Provided data:
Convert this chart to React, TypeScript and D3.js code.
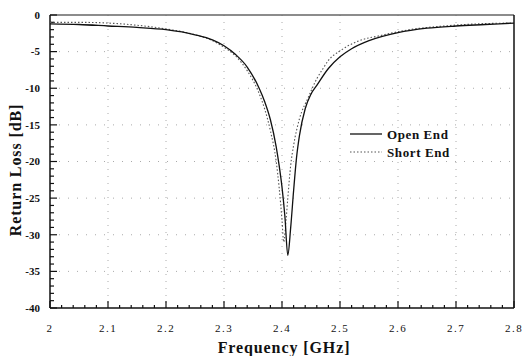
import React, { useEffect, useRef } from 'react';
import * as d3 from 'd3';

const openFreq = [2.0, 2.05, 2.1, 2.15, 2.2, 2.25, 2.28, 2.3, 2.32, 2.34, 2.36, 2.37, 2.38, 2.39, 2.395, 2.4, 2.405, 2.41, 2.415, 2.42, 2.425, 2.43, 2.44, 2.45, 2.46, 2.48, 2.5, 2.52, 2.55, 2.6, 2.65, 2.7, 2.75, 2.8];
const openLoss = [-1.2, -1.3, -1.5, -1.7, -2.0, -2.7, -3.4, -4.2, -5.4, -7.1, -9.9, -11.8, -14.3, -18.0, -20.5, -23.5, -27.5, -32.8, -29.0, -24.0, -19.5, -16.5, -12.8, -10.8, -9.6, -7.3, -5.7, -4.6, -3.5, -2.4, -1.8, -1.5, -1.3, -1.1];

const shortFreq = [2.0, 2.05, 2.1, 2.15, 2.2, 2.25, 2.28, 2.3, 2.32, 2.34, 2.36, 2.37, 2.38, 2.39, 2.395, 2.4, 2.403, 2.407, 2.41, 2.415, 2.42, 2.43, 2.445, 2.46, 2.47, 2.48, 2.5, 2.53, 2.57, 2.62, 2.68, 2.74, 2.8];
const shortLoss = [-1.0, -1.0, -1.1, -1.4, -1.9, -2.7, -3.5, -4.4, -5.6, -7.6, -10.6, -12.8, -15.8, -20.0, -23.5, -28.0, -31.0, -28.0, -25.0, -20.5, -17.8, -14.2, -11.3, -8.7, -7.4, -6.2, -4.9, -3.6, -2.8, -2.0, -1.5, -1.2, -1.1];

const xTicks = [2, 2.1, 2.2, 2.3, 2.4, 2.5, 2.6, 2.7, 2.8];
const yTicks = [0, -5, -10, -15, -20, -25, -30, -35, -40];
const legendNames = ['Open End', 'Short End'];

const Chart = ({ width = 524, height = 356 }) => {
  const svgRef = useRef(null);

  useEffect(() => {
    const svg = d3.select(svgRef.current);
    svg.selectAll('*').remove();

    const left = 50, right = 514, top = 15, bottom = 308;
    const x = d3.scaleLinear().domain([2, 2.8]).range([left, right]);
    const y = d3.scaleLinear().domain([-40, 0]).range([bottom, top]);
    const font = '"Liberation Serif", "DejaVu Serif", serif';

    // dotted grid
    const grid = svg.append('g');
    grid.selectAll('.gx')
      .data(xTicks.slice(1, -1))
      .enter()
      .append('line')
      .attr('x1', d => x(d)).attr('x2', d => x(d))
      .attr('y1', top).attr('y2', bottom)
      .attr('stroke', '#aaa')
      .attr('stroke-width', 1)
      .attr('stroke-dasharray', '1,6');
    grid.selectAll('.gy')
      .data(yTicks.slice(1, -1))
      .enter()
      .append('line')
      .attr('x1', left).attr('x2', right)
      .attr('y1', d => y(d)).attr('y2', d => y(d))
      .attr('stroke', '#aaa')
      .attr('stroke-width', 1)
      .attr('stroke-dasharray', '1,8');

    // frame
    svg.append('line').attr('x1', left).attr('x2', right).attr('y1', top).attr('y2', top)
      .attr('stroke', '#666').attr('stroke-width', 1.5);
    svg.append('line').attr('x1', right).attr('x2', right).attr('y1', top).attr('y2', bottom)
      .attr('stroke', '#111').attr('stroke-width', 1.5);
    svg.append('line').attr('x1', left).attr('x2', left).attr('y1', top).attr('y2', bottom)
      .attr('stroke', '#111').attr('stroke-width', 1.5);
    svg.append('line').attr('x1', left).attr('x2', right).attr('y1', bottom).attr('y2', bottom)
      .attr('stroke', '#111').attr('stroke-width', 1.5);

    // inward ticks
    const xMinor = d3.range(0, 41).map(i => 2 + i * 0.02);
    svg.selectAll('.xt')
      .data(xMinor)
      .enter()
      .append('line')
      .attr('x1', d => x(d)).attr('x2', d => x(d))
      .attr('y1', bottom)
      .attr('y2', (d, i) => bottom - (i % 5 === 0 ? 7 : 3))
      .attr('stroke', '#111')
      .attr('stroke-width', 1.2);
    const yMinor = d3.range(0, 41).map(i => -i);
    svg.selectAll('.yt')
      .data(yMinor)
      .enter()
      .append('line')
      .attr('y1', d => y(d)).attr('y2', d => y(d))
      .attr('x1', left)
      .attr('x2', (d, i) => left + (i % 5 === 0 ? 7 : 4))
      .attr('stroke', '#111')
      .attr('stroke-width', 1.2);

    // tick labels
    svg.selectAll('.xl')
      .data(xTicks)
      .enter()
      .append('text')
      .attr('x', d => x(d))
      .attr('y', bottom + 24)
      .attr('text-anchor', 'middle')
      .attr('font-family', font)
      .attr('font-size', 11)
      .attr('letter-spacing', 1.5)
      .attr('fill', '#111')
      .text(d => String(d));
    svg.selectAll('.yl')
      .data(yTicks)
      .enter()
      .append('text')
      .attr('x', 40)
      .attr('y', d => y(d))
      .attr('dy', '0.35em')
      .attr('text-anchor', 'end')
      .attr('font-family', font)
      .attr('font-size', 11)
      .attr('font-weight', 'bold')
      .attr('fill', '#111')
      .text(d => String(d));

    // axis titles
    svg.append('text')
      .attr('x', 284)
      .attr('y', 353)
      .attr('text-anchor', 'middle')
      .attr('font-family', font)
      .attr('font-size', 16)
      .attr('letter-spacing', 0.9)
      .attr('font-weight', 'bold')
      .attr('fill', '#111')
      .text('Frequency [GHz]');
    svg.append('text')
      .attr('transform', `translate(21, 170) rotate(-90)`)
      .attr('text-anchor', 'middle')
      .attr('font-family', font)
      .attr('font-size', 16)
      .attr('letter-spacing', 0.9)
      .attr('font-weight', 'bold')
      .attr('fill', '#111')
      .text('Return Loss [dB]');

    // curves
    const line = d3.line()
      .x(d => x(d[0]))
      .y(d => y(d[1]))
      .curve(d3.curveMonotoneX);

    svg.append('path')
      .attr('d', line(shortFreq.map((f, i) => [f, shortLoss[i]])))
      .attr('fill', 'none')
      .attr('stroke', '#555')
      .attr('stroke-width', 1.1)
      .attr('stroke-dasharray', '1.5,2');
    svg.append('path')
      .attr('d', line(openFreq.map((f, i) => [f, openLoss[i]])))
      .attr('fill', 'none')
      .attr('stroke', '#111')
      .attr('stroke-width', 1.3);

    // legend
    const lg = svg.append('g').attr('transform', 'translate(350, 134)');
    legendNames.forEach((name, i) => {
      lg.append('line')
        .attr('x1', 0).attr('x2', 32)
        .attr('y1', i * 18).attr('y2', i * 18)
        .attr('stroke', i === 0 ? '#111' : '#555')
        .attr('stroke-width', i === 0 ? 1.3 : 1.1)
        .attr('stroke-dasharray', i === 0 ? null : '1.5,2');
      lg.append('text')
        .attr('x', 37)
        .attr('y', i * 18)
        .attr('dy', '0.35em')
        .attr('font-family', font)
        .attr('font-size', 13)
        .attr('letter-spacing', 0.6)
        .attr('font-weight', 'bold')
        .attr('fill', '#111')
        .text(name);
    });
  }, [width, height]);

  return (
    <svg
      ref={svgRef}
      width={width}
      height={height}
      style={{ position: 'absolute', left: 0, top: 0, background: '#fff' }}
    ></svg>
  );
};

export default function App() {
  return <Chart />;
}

Stated exercise: Leave out the pictures and print every line of the data exactly.

Exercise output:
Convert this chart to React, TypeScript and D3.js code.
import React, { useEffect, useRef } from 'react';
import * as d3 from 'd3';

const openFreq = [2.0, 2.05, 2.1, 2.15, 2.2, 2.25, 2.28, 2.3, 2.32, 2.34, 2.36, 2.37, 2.38, 2.39, 2.395, 2.4, 2.405, 2.41, 2.415, 2.42, 2.425, 2.43, 2.44, 2.45, 2.46, 2.48, 2.5, 2.52, 2.55, 2.6, 2.65, 2.7, 2.75, 2.8];
const openLoss = [-1.2, -1.3, -1.5, -1.7, -2.0, -2.7, -3.4, -4.2, -5.4, -7.1, -9.9, -11.8, -14.3, -18.0, -20.5, -23.5, -27.5, -32.8, -29.0, -24.0, -19.5, -16.5, -12.8, -10.8, -9.6, -7.3, -5.7, -4.6, -3.5, -2.4, -1.8, -1.5, -1.3, -1.1];

const shortFreq = [2.0, 2.05, 2.1, 2.15, 2.2, 2.25, 2.28, 2.3, 2.32, 2.34, 2.36, 2.37, 2.38, 2.39, 2.395, 2.4, 2.403, 2.407, 2.41, 2.415, 2.42, 2.43, 2.445, 2.46, 2.47, 2.48, 2.5, 2.53, 2.57, 2.62, 2.68, 2.74, 2.8];
const shortLoss = [-1.0, -1.0, -1.1, -1.4, -1.9, -2.7, -3.5, -4.4, -5.6, -7.6, -10.6, -12.8, -15.8, -20.0, -23.5, -28.0, -31.0, -28.0, -25.0, -20.5, -17.8, -14.2, -11.3, -8.7, -7.4, -6.2, -4.9, -3.6, -2.8, -2.0, -1.5, -1.2, -1.1];

const xTicks = [2, 2.1, 2.2, 2.3, 2.4, 2.5, 2.6, 2.7, 2.8];
const yTicks = [0, -5, -10, -15, -20, -25, -30, -35, -40];
const legendNames = ['Open End', 'Short End'];

const Chart = ({ width = 524, height = 356 }) => {
  const svgRef = useRef(null);

  useEffect(() => {
    const svg = d3.select(svgRef.current);
    svg.selectAll('*').remove();

    const left = 50, right = 514, top = 15, bottom = 308;
    const x = d3.scaleLinear().domain([2, 2.8]).range([left, right]);
    const y = d3.scaleLinear().domain([-40, 0]).range([bottom, top]);
    const font = '"Liberation Serif", "DejaVu Serif", serif';

    // dotted grid
    const grid = svg.append('g');
    grid.selectAll('.gx')
      .data(xTicks.slice(1, -1))
      .enter()
      .append('line')
      .attr('x1', d => x(d)).attr('x2', d => x(d))
      .attr('y1', top).attr('y2', bottom)
      .attr('stroke', '#aaa')
      .attr('stroke-width', 1)
      .attr('stroke-dasharray', '1,6');
    grid.selectAll('.gy')
      .data(yTicks.slice(1, -1))
      .enter()
      .append('line')
      .attr('x1', left).attr('x2', right)
      .attr('y1', d => y(d)).attr('y2', d => y(d))
      .attr('stroke', '#aaa')
      .attr('stroke-width', 1)
      .attr('stroke-dasharray', '1,8');

    // frame
    svg.append('line').attr('x1', left).attr('x2', right).attr('y1', top).attr('y2', top)
      .attr('stroke', '#666').attr('stroke-width', 1.5);
    svg.append('line').attr('x1', right).attr('x2', right).attr('y1', top).attr('y2', bottom)
      .attr('stroke', '#111').attr('stroke-width', 1.5);
    svg.append('line').attr('x1', left).attr('x2', left).attr('y1', top).attr('y2', bottom)
      .attr('stroke', '#111').attr('stroke-width', 1.5);
    svg.append('line').attr('x1', left).attr('x2', right).attr('y1', bottom).attr('y2', bottom)
      .attr('stroke', '#111').attr('stroke-width', 1.5);

    // inward ticks
    const xMinor = d3.range(0, 41).map(i => 2 + i * 0.02);
    svg.selectAll('.xt')
      .data(xMinor)
      .enter()
      .append('line')
      .attr('x1', d => x(d)).attr('x2', d => x(d))
      .attr('y1', bottom)
      .attr('y2', (d, i) => bottom - (i % 5 === 0 ? 7 : 3))
      .attr('stroke', '#111')
      .attr('stroke-width', 1.2);
    const yMinor = d3.range(0, 41).map(i => -i);
    svg.selectAll('.yt')
      .data(yMinor)
      .enter()
      .append('line')
      .attr('y1', d => y(d)).attr('y2', d => y(d))
      .attr('x1', left)
      .attr('x2', (d, i) => left + (i % 5 === 0 ? 7 : 4))
      .attr('stroke', '#111')
      .attr('stroke-width', 1.2);

    // tick labels
    svg.selectAll('.xl')
      .data(xTicks)
      .enter()
      .append('text')
      .attr('x', d => x(d))
      .attr('y', bottom + 24)
      .attr('text-anchor', 'middle')
      .attr('font-family', font)
      .attr('font-size', 11)
      .attr('letter-spacing', 1.5)
      .attr('fill', '#111')
      .text(d => String(d));
    svg.selectAll('.yl')
      .data(yTicks)
      .enter()
      .append('text')
      .attr('x', 40)
      .attr('y', d => y(d))
      .attr('dy', '0.35em')
      .attr('text-anchor', 'end')
      .attr('font-family', font)
      .attr('font-size', 11)
      .attr('font-weight', 'bold')
      .attr('fill', '#111')
      .text(d => String(d));

    // axis titles
    svg.append('text')
      .attr('x', 284)
      .attr('y', 353)
      .attr('text-anchor', 'middle')
      .attr('font-family', font)
      .attr('font-size', 16)
      .attr('letter-spacing', 0.9)
      .attr('font-weight', 'bold')
      .attr('fill', '#111')
      .text('Frequency [GHz]');
    svg.append('text')
      .attr('transform', `translate(21, 170) rotate(-90)`)
      .attr('text-anchor', 'middle')
      .attr('font-family', font)
      .attr('font-size', 16)
      .attr('letter-spacing', 0.9)
      .attr('font-weight', 'bold')
      .attr('fill', '#111')
      .text('Return Loss [dB]');

    // curves
    const line = d3.line()
      .x(d => x(d[0]))
      .y(d => y(d[1]))
      .curve(d3.curveMonotoneX);

    svg.append('path')
      .attr('d', line(shortFreq.map((f, i) => [f, shortLoss[i]])))
      .attr('fill', 'none')
      .attr('stroke', '#555')
      .attr('stroke-width', 1.1)
      .attr('stroke-dasharray', '1.5,2');
    svg.append('path')
      .attr('d', line(openFreq.map((f, i) => [f, openLoss[i]])))
      .attr('fill', 'none')
      .attr('stroke', '#111')
      .attr('stroke-width', 1.3);

    // legend
    const lg = svg.append('g').attr('transform', 'translate(350, 134)');
    legendNames.forEach((name, i) => {
      lg.append('line')
        .attr('x1', 0).attr('x2', 32)
        .attr('y1', i * 18).attr('y2', i * 18)
        .attr('stroke', i === 0 ? '#111' : '#555')
        .attr('stroke-width', i === 0 ? 1.3 : 1.1)
        .attr('stroke-dasharray', i === 0 ? null : '1.5,2');
      lg.append('text')
        .attr('x', 37)
        .attr('y', i * 18)
        .attr('dy', '0.35em')
        .attr('font-family', font)
        .attr('font-size', 13)
        .attr('letter-spacing', 0.6)
        .attr('font-weight', 'bold')
        .attr('fill', '#111')
        .text(name);
    });
  }, [width, height]);

  return (
    <svg
      ref={svgRef}
      width={width}
      height={height}
      style={{ position: 'absolute', left: 0, top: 0, background: '#fff' }}
    ></svg>
  );
};

export default function App() {
  return <Chart />;
}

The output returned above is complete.